A lot of us in this North Carlton group had very much, 'help the underdog' attitude. Most people weren't really self interested. If it was self, it was a psychological thing. Most of us could manage to buy a house wherever we wanted. Because so many of our activists held political and philosophical principles which talked about participation, and people not being suddenly swiped out of their houses, they were really important. I think the people who did most of the work were not directly self interested in terms of a monetary interest. They became, if they weren't when they got into it, the type of person who is 'do gooding' too. It was a bit of a top down movement.
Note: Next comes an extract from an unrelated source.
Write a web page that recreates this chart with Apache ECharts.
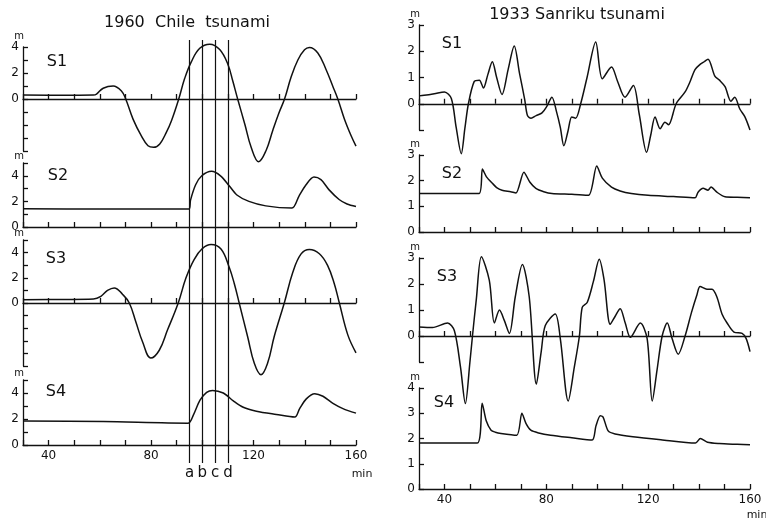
<!DOCTYPE html>
<html><head><meta charset="utf-8">
<script src="https://cdn.jsdelivr.net/npm/echarts@6/dist/echarts.min.js"></script>
<style>html,body{margin:0;padding:0;background:#fff}#c{width:766px;height:522px}</style>
</head><body><div id="c"></div>
<script>
// ---------- 1960 Chile tsunami (time in min, water level in m) ----------
const chileS1Time = [30, 45, 57.5, 58.7, 61.3, 65.2, 68.5, 70.1, 73, 76.2, 78.8, 81, 83.4, 86, 88, 90.8, 93.1, 95.7, 99, 102.9, 106.8, 110, 111.9, 113.8, 116.6, 119.1, 122, 124.9, 127.5, 129.8, 132.1, 134.7, 137.3, 139.9, 141.8, 145.1, 148.3, 150.9, 152.9, 155.5, 158.1, 160];
const chileS1Level = [0.3, 0.28, 0.3, 0.38, 0.83, 1.0, 0.6, 0, -1.57, -2.84, -3.6, -3.72, -3.46, -2.55, -1.65, 0, 1.57, 2.86, 3.9, 4.22, 3.8, 2.66, 1.38, 0, -1.94, -3.73, -4.82, -3.96, -2.42, -1.13, 0, 1.71, 3.0, 3.78, 3.96, 3.54, 2.27, 1.0, 0, -1.55, -2.83, -3.63];

const chileS2Time = [30, 60, 94.8, 95.4, 97.4, 99.8, 103.6, 107.1, 110.4, 113.5, 118.2, 124.8, 135, 137.7, 140.5, 143.6, 146.3, 149.5, 153.4, 156.5, 160];
const chileS2Level = [1.43, 1.4, 1.4, 2.1, 3.3, 4.0, 4.35, 4.0, 3.25, 2.5, 2.0, 1.65, 1.48, 2.4, 3.3, 3.9, 3.7, 2.9, 2.15, 1.8, 1.6];

const chileS3Time = [30, 45, 57.5, 60.4, 63, 65.6, 68.9, 71.5, 74.1, 76.7, 79.9, 83.2, 86.4, 90.6, 93.6, 96.8, 100.1, 103.4, 107.3, 110.5, 112.5, 114.4, 117.7, 120.3, 122.9, 125.5, 128.1, 132, 135.3, 138.5, 141.8, 145.7, 148.9, 151.5, 153.5, 156.8, 160];
const chileS3Level = [0.25, 0.28, 0.32, 0.53, 1.0, 1.2, 0.68, 0, -1.53, -3.1, -4.37, -3.75, -2.15, 0, 1.98, 3.45, 4.34, 4.65, 4.29, 2.84, 1.53, 0, -2.68, -4.79, -5.7, -4.77, -2.64, 0, 2.42, 3.88, 4.25, 3.91, 2.99, 1.55, 0, -2.53, -3.95];

const chileS4Time = [30, 61.4, 94.5, 96.5, 99.1, 101.7, 104, 108.2, 112.1, 116, 121.1, 128.9, 136.1, 138, 140.6, 143.9, 147.1, 151, 154.9, 160];
const chileS4Level = [1.85, 1.8, 1.68, 2.3, 3.45, 4.05, 4.2, 4.0, 3.4, 2.9, 2.6, 2.35, 2.15, 2.8, 3.55, 3.95, 3.75, 3.2, 2.8, 2.45];

// ---------- 1933 Sanriku tsunami ----------
const sanrikuS1Time = [30, 32, 36, 40, 42.7, 44.6, 46.6, 48, 49.4, 51.7, 53.7, 55.3, 57, 58.8, 60.5, 62.6, 65, 67.4, 69.5, 71.5, 72.6, 74, 76, 78.3, 80.2, 82.2, 84, 85.5, 86.9, 88.5, 90, 91.5, 93.5, 96, 99.4, 102, 105.6, 108, 110.9, 114.2, 116.5, 119.4, 121, 122.7, 124.7, 126.6, 128, 131, 134.5, 136.5, 138.4, 140.4, 142, 143.5, 146.2, 148, 150.2, 152.5, 154, 156, 158, 160];
const sanrikuS1Level = [0.3, 0.32, 0.38, 0.45, 0.2, -0.9, -1.9, -0.95, 0, 0.85, 0.9, 0.6, 1.1, 1.6, 1.0, 0.35, 1.3, 2.2, 1.15, 0.17, -0.45, -0.55, -0.45, -0.35, -0.1, 0.25, -0.3, -0.9, -1.6, -1.05, -0.5, -0.55, 0, 1.0, 2.35, 0.95, 1.4, 0.85, 0.25, 0.7, -0.4, -1.85, -1.2, -0.5, -0.95, -0.7, -0.8, 0, 0.45, 0.85, 1.3, 1.5, 1.6, 1.7, 1.05, 0.9, 0.65, 0.1, 0.25, -0.2, -0.5, -1.0];

const sanrikuS2Time = [30, 53.6, 54.9, 56.5, 58.8, 60.5, 62.6, 66, 68.1, 71.2, 73.5, 75.9, 79, 82.2, 90, 96.6, 99.8, 102, 105.6, 109, 113.4, 120, 130, 138.4, 139.6, 141.6, 143.5, 144.7, 147, 150.2, 155, 160];
const sanrikuS2Level = [1.5, 1.5, 2.45, 2.15, 1.9, 1.73, 1.63, 1.57, 1.52, 2.33, 1.95, 1.7, 1.57, 1.5, 1.47, 1.43, 2.57, 2.1, 1.75, 1.6, 1.5, 1.43, 1.38, 1.33, 1.55, 1.7, 1.63, 1.75, 1.55, 1.37, 1.35, 1.33];

const sanrikuS3Time = [30, 35.3, 41.2, 43.9, 46.3, 48.2, 50, 51, 52.5, 54.5, 57.6, 59.6, 61.6, 63.5, 65.5, 67.8, 70.6, 73.3, 76.1, 78, 79.6, 83.5, 85.5, 88.6, 91, 93, 94.1, 96.1, 98.5, 100.8, 102.7, 105.1, 107, 109, 111, 113, 116.9, 119.6, 121.6, 123.5, 125.5, 127.5, 129.4, 131.8, 134.5, 137, 139.2, 140.4, 143.1, 145.1, 147, 149, 151, 153.7, 156.9, 158.5, 160];
const sanrikuS3Level = [0.35, 0.33, 0.5, 0.2, -1.2, -2.6, -1.0, 0, 1.4, 3.05, 2.15, 0.5, 1.0, 0.6, 0.1, 1.5, 2.75, 1.5, -1.85, -0.6, 0.4, 0.85, -0.1, -2.5, -1.2, 0, 1.1, 1.3, 2.1, 2.95, 2.15, 0.45, 0.75, 1.05, 0.5, -0.05, 0.5, -0.1, -2.5, -1.3, 0, 0.5, -0.1, -0.7, 0, 0.9, 1.6, 1.9, 1.8, 1.8, 1.5, 0.85, 0.5, 0.15, 0.1, -0.1, -0.6];

const sanrikuS4Time = [30, 52.9, 54.8, 56.4, 58.3, 60, 62.2, 68.4, 70.4, 72, 73.9, 77, 81.7, 90, 98, 99.5, 101.2, 102.3, 104.3, 107, 114, 125, 138.6, 140.5, 143.3, 147.9, 155, 160];
const sanrikuS4Level = [1.82, 1.82, 3.4, 2.7, 2.33, 2.25, 2.2, 2.13, 3.0, 2.6, 2.33, 2.22, 2.13, 2.03, 1.94, 2.5, 2.9, 2.85, 2.3, 2.18, 2.07, 1.95, 1.82, 2.0, 1.85, 1.8, 1.77, 1.75];

// ---------- tick labels & markers ----------
const xTickLabels = [40, 80, 120, 160];
const chileYTickLabels = [0, 2, 4];
const sanrikuYTickLabels3 = [0, 1, 2, 3];
const sanrikuYTickLabels4 = [0, 1, 2, 3, 4];
const markerTimes = [95, 100, 105, 110];
const markerNames = ['a', 'b', 'c', 'd'];
const panelNames = ['S1', 'S2', 'S3', 'S4'];

// ---------- layout ----------
const FONT = '"DejaVu Sans", "Liberation Sans", sans-serif';
const INK = '#111';
const L = {left: 23, width: 333};
const R = {left: 419, width: 331};

const panels = [
  {t: chileS1Time, v: chileS1Level, yMin: -4, yMax: 4, yl: chileYTickLabels, g: {...L, top: 47, height: 104}, xl: false, smooth: 0.4, lab: [57, 62]},
  {t: chileS2Time, v: chileS2Level, yMin: 0, yMax: 5, yl: chileYTickLabels, g: {...L, top: 163, height: 64}, xl: false, smooth: 0.3, lab: [58, 176]},
  {t: chileS3Time, v: chileS3Level, yMin: -5, yMax: 5, yl: chileYTickLabels, g: {...L, top: 240, height: 126}, xl: false, smooth: 0.4, lab: [56, 259]},
  {t: chileS4Time, v: chileS4Level, yMin: 0, yMax: 5, yl: chileYTickLabels, g: {...L, top: 380, height: 65}, xl: true, smooth: 0.3, lab: [56, 392]},
  {t: sanrikuS1Time, v: sanrikuS1Level, yMin: -1, yMax: 3, yl: sanrikuYTickLabels3, g: {...R, top: 25, height: 105}, xl: false, smooth: 0.3, lab: [452, 44]},
  {t: sanrikuS2Time, v: sanrikuS2Level, yMin: 0, yMax: 3, yl: sanrikuYTickLabels3, g: {...R, top: 155, height: 77}, xl: false, smooth: 0.25, lab: [452, 174]},
  {t: sanrikuS3Time, v: sanrikuS3Level, yMin: -1, yMax: 3, yl: sanrikuYTickLabels3, g: {...R, top: 258, height: 104}, xl: false, smooth: 0.3, lab: [447, 277]},
  {t: sanrikuS4Time, v: sanrikuS4Level, yMin: 0, yMax: 4, yl: sanrikuYTickLabels4, g: {...R, top: 388, height: 101}, xl: true, smooth: 0.25, lab: [444, 403]}
];

const axisLineStyle = {color: INK, width: 1.3};
const grids = panels.map(p => p.g);
const xAxes = panels.map(p => ({
  type: 'value', gridIndex: grids.indexOf(p.g), min: 30, max: 160, interval: 10,
  axisLine: {show: true, onZero: true, lineStyle: axisLineStyle},
  axisTick: {show: true, inside: true, length: 5, lineStyle: axisLineStyle},
  axisLabel: {show: p.xl, color: INK, fontSize: 12, fontFamily: FONT, margin: 5,
    formatter: v => xTickLabels.includes(v) ? String(v) : ''},
  splitLine: {show: false}
}));
const yAxes = panels.map((p, i) => ({
  type: 'value', gridIndex: i, min: p.yMin, max: p.yMax, interval: 1,
  name: 'm', nameLocation: 'end', nameGap: 2,
  nameTextStyle: {color: INK, fontSize: 10, fontFamily: FONT, align: 'right', padding: [0, -1, 0, 0]},
  axisLine: {show: true, onZero: false, lineStyle: axisLineStyle},
  axisTick: {show: true, inside: true, length: 5, lineStyle: axisLineStyle},
  axisLabel: {color: INK, fontSize: 12, fontFamily: FONT, margin: 4,
    formatter: v => p.yl.includes(v) ? String(v) : ''},
  splitLine: {show: false}
}));
const series = panels.map((p, i) => ({
  type: 'line', xAxisIndex: i, yAxisIndex: i,
  data: p.t.map((x, k) => [x, p.v[k]]),
  symbol: 'none', smooth: p.smooth, clip: false, silent: true,
  lineStyle: {color: INK, width: 1.5}
}));

// overlay grid for the a-d marker lines (left column)
grids.push({left: L.left, width: L.width, top: 40, bottom: 59});
xAxes.push({type: 'value', gridIndex: 8, min: 30, max: 160, show: false});
yAxes.push({type: 'value', gridIndex: 8, min: 0, max: 1, show: false});
series.push({
  type: 'line', xAxisIndex: 8, yAxisIndex: 8, data: [], silent: true,
  markLine: {
    symbol: ['none', 'none'], silent: true, animation: false,
    lineStyle: {color: INK, width: 1.2, type: 'solid'},
    label: {show: true, position: 'start', formatter: '{b}', color: INK, fontSize: 15, fontFamily: FONT, distance: 3},
    data: markerTimes.map((t, k) => ({xAxis: t, name: markerNames[k]}))
  }
});

function txt(text, x, y, size) {
  return {type: 'text', x: x, y: y, silent: true,
    style: {text: text, font: size + 'px ' + FONT, fill: INK,
      textAlign: 'center', textVerticalAlign: 'middle', align: 'center', verticalAlign: 'middle'}};
}
const graphics = [
  txt('1960  Chile  tsunami', 187, 23, 16),
  txt('1933 Sanriku tsunami', 577, 15, 16),
  txt('min', 362, 474, 11),
  txt('min', 757, 515, 11)
].concat(panels.map((p, i) => txt(panelNames[i % 4], p.lab[0], p.lab[1], 16)));

const chart = echarts.init(document.getElementById('c'), null, {renderer: 'canvas'});
chart.setOption({
  animation: false,
  backgroundColor: '#fff',
  grid: grids, xAxis: xAxes, yAxis: yAxes, series: series,
  graphic: graphics
});
</script></body></html>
Even when it had 900 people who would willingly sign a petition and race around encouraging others to do so, there was a fairly high level of involvement, but it still always came down to a small group of the executive or the committee structure to do the organising work.
I think the greatest achievement of the Carlton Association is that it floated an idea. Maybe we picked it up by osmosis from what was happening in Europe and America in the sixties, but it certainly promoted an idea about what people now call, 'people power'.